Look through the listing and locate every line containing the word "chart"; copy those lines.

>>>>>

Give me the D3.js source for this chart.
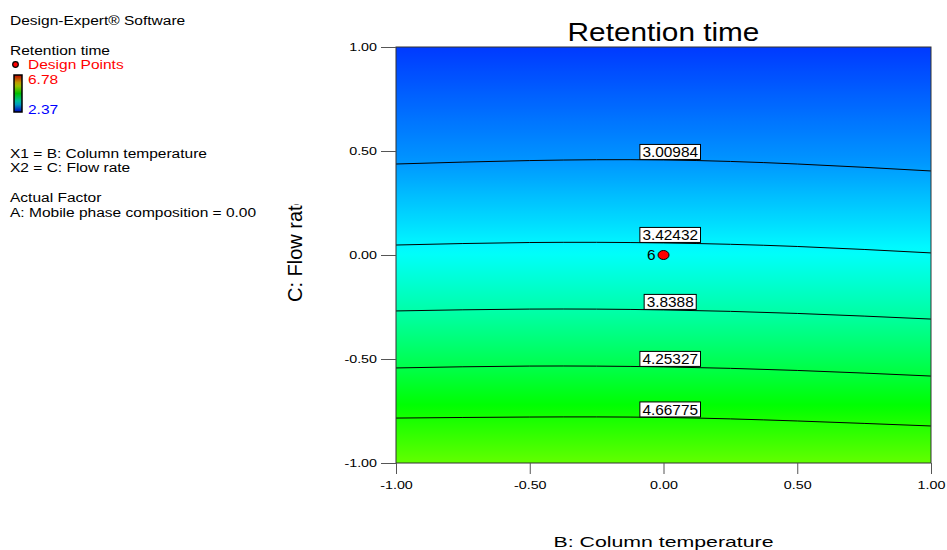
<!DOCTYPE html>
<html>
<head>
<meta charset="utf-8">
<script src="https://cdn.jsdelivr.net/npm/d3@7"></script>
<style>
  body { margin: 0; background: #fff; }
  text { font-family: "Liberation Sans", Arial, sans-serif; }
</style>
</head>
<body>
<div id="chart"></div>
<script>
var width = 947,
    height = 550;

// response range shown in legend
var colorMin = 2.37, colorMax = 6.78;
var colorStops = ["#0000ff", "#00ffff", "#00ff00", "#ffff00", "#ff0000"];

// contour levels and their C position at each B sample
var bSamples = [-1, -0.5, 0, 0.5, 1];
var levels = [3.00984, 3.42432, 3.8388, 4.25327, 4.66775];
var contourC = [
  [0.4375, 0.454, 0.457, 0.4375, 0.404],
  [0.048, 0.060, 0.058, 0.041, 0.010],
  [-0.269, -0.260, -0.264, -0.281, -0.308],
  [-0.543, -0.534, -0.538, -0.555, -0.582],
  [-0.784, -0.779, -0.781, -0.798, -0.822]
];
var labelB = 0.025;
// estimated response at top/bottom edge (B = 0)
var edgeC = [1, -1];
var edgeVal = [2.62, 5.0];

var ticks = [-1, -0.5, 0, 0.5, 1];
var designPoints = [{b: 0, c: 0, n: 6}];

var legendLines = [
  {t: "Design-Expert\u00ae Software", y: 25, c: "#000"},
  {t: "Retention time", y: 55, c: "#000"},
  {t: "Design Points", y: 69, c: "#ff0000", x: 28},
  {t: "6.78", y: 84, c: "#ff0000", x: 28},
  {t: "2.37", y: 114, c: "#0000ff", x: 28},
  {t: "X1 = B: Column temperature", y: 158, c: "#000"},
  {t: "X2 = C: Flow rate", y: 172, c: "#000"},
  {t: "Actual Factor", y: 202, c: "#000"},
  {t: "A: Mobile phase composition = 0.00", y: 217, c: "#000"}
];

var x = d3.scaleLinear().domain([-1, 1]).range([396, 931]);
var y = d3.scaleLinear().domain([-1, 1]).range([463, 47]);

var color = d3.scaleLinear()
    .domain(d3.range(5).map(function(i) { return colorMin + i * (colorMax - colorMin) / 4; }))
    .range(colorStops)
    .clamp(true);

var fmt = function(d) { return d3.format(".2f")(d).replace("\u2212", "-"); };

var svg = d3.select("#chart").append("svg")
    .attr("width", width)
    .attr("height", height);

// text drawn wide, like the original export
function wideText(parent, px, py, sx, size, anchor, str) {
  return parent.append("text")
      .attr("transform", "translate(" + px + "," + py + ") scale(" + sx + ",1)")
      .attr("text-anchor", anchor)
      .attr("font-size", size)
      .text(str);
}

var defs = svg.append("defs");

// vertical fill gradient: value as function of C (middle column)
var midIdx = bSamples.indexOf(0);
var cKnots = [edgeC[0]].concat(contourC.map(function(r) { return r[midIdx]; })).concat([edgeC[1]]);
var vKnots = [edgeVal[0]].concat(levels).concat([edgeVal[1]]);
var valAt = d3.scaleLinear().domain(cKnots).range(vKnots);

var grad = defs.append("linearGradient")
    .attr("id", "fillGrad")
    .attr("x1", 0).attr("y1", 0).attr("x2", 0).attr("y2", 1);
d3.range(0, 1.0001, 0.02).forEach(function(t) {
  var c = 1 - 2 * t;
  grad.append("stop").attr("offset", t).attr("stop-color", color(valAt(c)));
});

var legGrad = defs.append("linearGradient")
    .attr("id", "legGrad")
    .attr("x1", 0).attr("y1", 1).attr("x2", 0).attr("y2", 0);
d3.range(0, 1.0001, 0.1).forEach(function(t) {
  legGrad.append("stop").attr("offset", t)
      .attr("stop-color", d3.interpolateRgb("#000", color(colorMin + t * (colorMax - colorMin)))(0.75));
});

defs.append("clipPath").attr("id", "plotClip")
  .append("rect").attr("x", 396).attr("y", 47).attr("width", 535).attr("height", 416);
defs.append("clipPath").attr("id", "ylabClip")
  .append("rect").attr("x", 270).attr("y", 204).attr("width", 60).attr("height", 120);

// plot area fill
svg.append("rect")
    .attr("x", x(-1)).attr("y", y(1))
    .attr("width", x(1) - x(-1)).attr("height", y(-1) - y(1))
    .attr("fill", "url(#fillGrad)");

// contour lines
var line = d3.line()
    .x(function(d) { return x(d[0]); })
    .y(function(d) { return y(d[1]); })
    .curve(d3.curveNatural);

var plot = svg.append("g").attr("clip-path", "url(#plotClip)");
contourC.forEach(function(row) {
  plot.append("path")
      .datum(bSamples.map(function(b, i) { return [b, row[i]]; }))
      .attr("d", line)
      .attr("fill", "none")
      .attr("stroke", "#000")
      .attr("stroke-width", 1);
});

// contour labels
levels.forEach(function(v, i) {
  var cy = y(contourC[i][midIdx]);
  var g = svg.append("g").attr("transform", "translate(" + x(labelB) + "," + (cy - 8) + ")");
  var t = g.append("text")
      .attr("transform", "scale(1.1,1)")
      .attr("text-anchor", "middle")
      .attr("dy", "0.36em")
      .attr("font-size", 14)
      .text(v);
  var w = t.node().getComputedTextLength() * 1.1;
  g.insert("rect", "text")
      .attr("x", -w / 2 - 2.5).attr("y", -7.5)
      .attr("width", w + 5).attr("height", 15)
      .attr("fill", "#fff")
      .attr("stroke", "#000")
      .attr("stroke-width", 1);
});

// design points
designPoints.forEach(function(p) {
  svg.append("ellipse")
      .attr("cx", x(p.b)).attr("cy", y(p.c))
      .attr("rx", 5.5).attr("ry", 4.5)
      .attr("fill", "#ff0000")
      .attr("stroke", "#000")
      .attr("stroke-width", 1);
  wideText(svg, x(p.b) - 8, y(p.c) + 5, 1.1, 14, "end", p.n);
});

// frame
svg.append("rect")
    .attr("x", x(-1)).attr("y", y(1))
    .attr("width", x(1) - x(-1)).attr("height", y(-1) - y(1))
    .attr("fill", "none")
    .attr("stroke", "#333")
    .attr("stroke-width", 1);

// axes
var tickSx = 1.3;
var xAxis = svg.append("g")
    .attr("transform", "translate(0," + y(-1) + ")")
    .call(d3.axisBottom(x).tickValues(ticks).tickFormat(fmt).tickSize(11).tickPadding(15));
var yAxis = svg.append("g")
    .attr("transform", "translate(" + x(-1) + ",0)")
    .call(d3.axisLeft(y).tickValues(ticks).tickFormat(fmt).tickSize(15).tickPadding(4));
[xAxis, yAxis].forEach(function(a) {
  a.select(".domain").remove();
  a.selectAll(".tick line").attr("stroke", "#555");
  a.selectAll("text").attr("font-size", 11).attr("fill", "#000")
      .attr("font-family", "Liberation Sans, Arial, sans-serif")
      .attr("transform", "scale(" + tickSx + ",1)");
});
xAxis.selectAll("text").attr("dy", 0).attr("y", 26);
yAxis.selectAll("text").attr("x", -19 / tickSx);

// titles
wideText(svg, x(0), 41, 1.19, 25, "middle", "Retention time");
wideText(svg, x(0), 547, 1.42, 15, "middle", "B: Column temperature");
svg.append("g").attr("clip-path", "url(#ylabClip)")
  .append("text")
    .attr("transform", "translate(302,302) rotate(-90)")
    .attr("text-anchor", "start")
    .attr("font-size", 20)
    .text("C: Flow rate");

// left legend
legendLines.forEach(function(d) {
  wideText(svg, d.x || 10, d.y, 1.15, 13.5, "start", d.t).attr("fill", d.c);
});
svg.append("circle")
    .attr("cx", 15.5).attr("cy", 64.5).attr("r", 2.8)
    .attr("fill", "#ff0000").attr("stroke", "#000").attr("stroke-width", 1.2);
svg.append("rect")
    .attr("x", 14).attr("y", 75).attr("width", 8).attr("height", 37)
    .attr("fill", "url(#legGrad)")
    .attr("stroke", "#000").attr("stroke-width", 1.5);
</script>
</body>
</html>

<<<<<

_OUTPUT OF THE TASK_
Give me the D3.js source for this chart.
<div id="chart"></div>
var svg = d3.select("#chart").append("svg")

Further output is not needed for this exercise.